Using the listing below, please print exactly the lines from the one with "Write a web" through the one with "const pct = p => Math.round(p.value) + '%';". Leave out every picture.

- ENTRIES
......

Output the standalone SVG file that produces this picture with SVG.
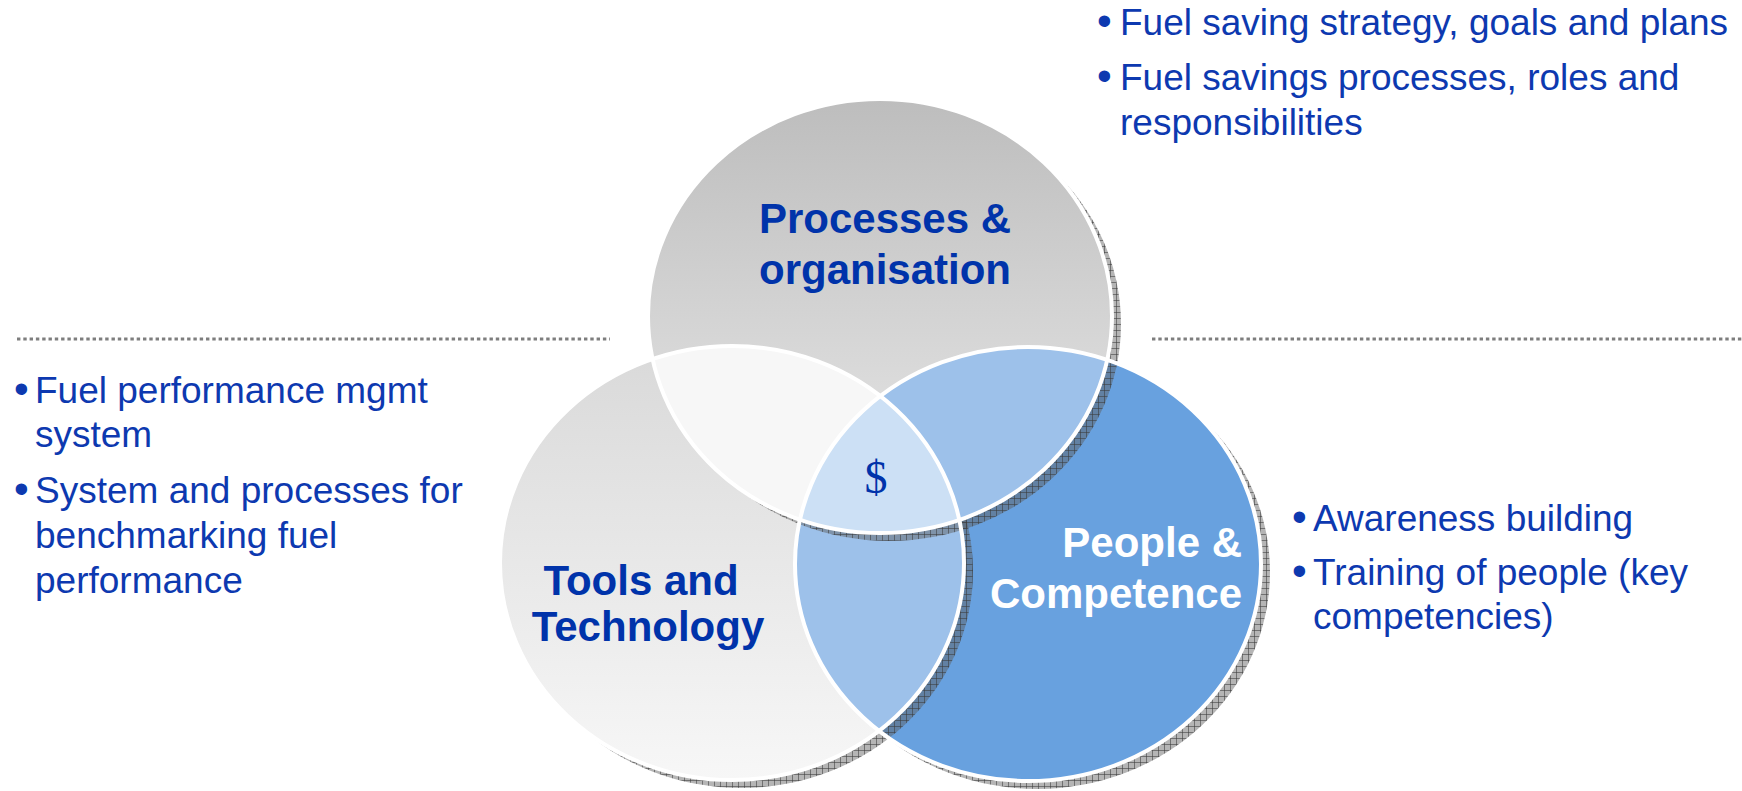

......

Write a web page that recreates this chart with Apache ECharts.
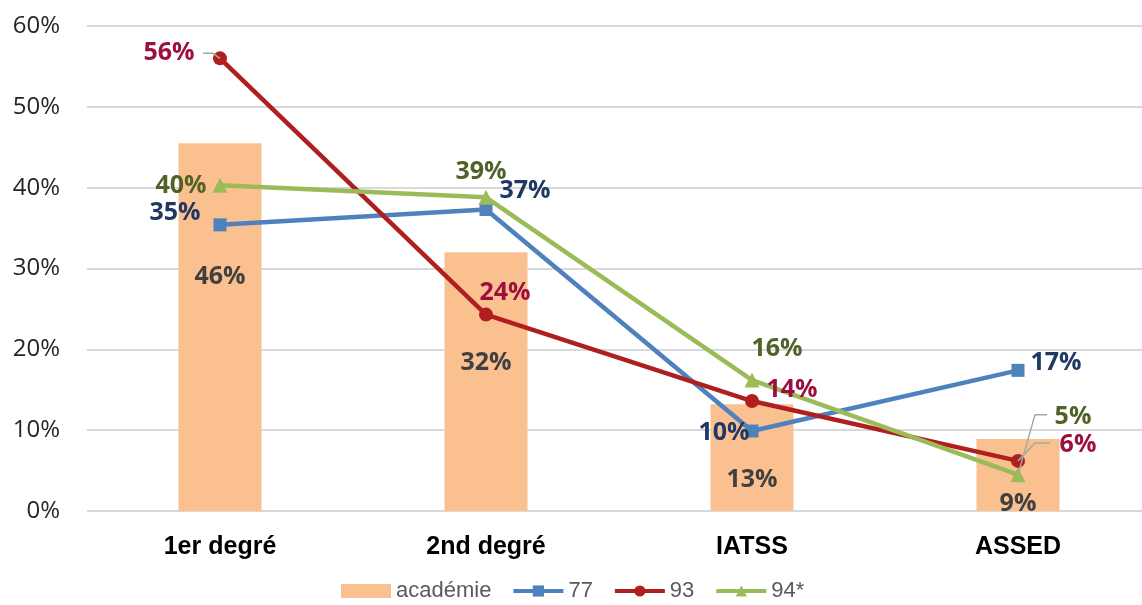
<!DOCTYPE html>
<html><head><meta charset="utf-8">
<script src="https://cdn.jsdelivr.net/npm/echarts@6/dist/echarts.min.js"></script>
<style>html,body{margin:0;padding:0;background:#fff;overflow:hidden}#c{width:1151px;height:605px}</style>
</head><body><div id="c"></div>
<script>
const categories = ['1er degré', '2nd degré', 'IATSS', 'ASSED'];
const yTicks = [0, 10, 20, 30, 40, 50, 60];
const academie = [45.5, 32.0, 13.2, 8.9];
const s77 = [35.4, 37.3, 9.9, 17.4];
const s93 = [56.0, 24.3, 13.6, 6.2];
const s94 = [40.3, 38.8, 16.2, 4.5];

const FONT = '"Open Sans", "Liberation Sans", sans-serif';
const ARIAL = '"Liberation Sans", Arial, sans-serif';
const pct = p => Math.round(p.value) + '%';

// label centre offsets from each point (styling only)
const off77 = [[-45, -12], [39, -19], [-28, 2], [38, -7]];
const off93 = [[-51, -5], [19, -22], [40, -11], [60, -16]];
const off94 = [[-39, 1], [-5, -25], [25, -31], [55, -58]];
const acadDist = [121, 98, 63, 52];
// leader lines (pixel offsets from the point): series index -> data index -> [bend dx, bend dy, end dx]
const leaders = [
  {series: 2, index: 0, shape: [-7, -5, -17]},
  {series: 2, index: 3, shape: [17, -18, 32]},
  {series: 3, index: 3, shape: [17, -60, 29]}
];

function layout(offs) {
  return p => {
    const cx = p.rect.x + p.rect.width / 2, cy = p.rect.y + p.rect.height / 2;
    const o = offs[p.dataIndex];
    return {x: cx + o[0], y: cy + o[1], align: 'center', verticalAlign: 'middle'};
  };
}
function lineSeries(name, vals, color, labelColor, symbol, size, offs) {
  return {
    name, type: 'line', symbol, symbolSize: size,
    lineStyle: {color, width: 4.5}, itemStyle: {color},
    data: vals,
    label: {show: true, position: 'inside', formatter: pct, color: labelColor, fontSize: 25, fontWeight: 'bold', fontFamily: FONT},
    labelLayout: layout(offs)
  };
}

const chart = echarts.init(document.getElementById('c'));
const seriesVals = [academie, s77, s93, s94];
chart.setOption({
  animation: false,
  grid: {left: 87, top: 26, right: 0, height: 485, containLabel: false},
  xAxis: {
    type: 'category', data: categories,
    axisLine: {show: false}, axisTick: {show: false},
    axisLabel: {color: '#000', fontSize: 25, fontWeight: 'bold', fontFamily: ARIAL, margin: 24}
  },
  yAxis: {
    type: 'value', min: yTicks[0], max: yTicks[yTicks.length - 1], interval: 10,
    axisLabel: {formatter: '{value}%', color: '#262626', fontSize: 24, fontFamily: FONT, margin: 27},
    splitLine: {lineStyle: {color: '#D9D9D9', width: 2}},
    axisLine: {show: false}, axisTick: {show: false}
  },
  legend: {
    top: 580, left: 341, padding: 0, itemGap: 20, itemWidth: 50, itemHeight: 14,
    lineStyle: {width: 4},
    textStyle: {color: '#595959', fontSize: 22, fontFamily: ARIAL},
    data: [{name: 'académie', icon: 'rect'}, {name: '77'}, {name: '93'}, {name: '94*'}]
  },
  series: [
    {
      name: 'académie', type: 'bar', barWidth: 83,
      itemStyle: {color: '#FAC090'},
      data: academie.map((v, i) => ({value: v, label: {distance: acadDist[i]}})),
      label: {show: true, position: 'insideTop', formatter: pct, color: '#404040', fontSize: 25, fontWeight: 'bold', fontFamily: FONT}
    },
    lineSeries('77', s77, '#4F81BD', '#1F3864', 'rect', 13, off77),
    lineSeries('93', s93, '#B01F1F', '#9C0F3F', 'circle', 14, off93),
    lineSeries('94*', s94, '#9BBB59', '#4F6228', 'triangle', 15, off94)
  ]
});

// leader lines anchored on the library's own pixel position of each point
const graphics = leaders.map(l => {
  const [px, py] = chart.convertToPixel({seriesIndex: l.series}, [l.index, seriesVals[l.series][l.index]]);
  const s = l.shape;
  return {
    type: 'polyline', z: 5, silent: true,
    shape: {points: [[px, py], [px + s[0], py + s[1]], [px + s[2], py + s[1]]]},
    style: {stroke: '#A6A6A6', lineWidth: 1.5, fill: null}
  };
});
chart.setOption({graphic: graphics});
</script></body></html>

......

- EXERCISE RESPONSE
Write a web page that recreates this chart with Apache ECharts.
<!DOCTYPE html>
<html><head><meta charset="utf-8">
<script src="https://cdn.jsdelivr.net/npm/echarts@6/dist/echarts.min.js"></script>
<style>html,body{margin:0;padding:0;background:#fff;overflow:hidden}#c{width:1151px;height:605px}</style>
</head><body><div id="c"></div>
<script>
const categories = ['1er degré', '2nd degré', 'IATSS', 'ASSED'];
const yTicks = [0, 10, 20, 30, 40, 50, 60];
const academie = [45.5, 32.0, 13.2, 8.9];
const s77 = [35.4, 37.3, 9.9, 17.4];
const s93 = [56.0, 24.3, 13.6, 6.2];
const s94 = [40.3, 38.8, 16.2, 4.5];

const FONT = '"Open Sans", "Liberation Sans", sans-serif';
const ARIAL = '"Liberation Sans", Arial, sans-serif';
const pct = p => Math.round(p.value) + '%';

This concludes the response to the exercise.